■ Task brief ■
Restate exactly the lines that run from the start of the records below to the line containing "from matplotlib.transforms import", counting both ends, and nothing else; pictures stay out.

■ Provided data ■
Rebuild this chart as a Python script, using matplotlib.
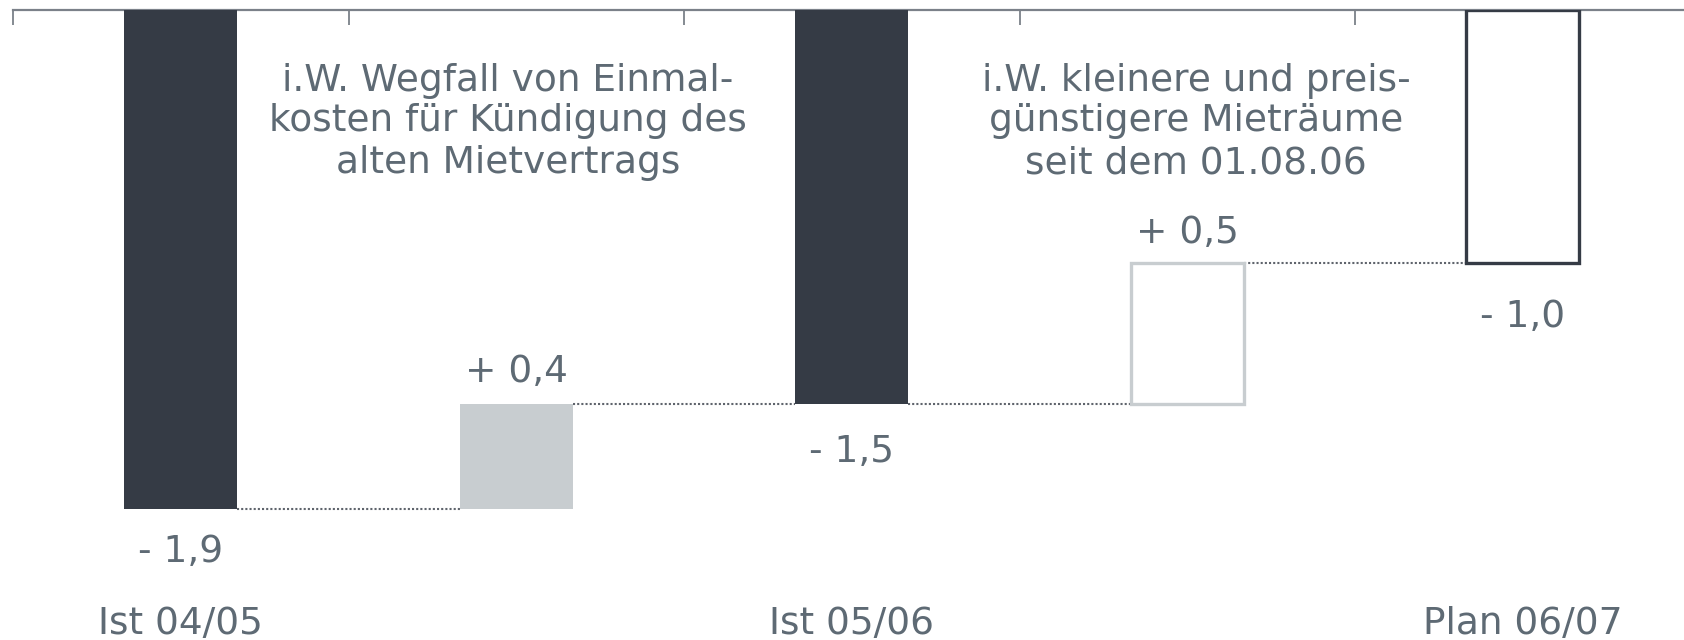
import matplotlib
matplotlib.use("Agg")
import matplotlib.pyplot as plt
from matplotlib.transforms import blended_transform_factory

# ---- data ----
categories = ["Ist 04/05", "", "Ist 05/06", "", "Plan 06/07"]
values = [-1.91, 0.40, -1.51, 0.54, -0.97]
kinds = ["total", "delta", "total", "delta", "total"]
notes = [
    ["i.W. Wegfall von Einmal-", "kosten für Kündigung des", "alten Mietvertrags"],
    ["i.W. kleinere und preis-", "günstigere Mieträume", "seit dem 01.08.06"],
]

# ---- styles / layout ----
DARK = "#353b45"
LIGHT = "#c8cdd0"
TEXT = "#5e6a74"
AXIS = "#7b8189"
bar_styles = [
    dict(facecolor=DARK, edgecolor=DARK, linewidth=0),
    dict(facecolor=LIGHT, edgecolor=LIGHT, linewidth=0),
    dict(facecolor=DARK, edgecolor=DARK, linewidth=0),
    dict(facecolor="white", edgecolor=LIGHT, linewidth=2.4),
    dict(facecolor="white", edgecolor=DARK, linewidth=2.4),
]
label_offsets_px = [43, -32, 48, -30, 54]
note_x = [0.975, 3.026]
FS = 27

W, H, DPI = 1684, 640, 100
fig = plt.figure(figsize=(W / DPI, H / DPI), dpi=DPI)
left_px, top_px = 13, 10
cat_px = 335.5
ax = fig.add_axes([left_px / W, 0, 1 - left_px / W, 1 - top_px / H])
ax.set_xlim(-0.5, -0.5 + (W - left_px) / cat_px)
ax.set_ylim(-(H - top_px) / 261.0, 0)

bar_w = 113 / cat_px
cum = 0.0
levels = []
for i, (v, k) in enumerate(zip(values, kinds)):
    if k == "total":
        bottom, height = 0.0, v
        cum = v
        end = v
        y_label = v
    else:
        bottom, height = cum, v
        cum = cum + v
        end = cum
        y_label = cum
    txt = ("- " if v < 0 else "+ ") + f"{abs(v):.1f}".replace(".", ",")
    ax.bar(i, height, bottom=bottom, width=bar_w, zorder=3, **bar_styles[i])
    levels.append(end)
    ax.annotate(txt, xy=(i, y_label), xytext=(0, -label_offsets_px[i]),
                textcoords="offset pixels", ha="center", va="center",
                fontsize=FS, color=TEXT)

# connectors
for i in range(len(values) - 1):
    ax.plot([i + bar_w / 2, i + 1 - bar_w / 2], [levels[i], levels[i]],
            linestyle=(0, (1, 1)), color="#5f646c", linewidth=1.5, zorder=2)

# category labels
trans = blended_transform_factory(ax.transData, ax.transAxes)
for i, c in enumerate(categories):
    if c:
        ax.text(i, 1 - (624 - top_px) / (H - top_px), c, transform=trans,
                ha="center", va="center", fontsize=FS, color=TEXT)

# notes
line_y_px = [81, 121, 163]
for x, lines in zip(note_x, notes):
    for ln, ypx in zip(lines, line_y_px):
        ax.text(x, 1 - (ypx - top_px) / (H - top_px), ln, transform=trans,
                ha="center", va="center", fontsize=FS, color=TEXT)

# axes styling
for s in ["left", "right", "bottom"]:
    ax.spines[s].set_visible(False)
ax.spines["top"].set_color(AXIS)
ax.spines["top"].set_linewidth(1.6)
ax.set_yticks([])
ax.xaxis.tick_top()
ax.set_xticks([-0.5, 0.5, 1.5, 2.5, 3.5])
ax.set_xticklabels([])
ax.tick_params(axis="x", direction="in", length=11, width=1.3, color=AXIS)

fig.savefig("out.png", dpi=DPI)
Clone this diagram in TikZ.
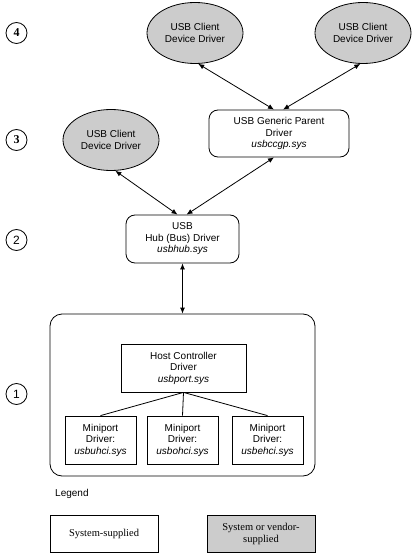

■ Solution to this exercise ■
Rebuild this chart as a Python script, using matplotlib.
import matplotlib
matplotlib.use("Agg")
import matplotlib.pyplot as plt
from matplotlib.transforms import blended_transform_factory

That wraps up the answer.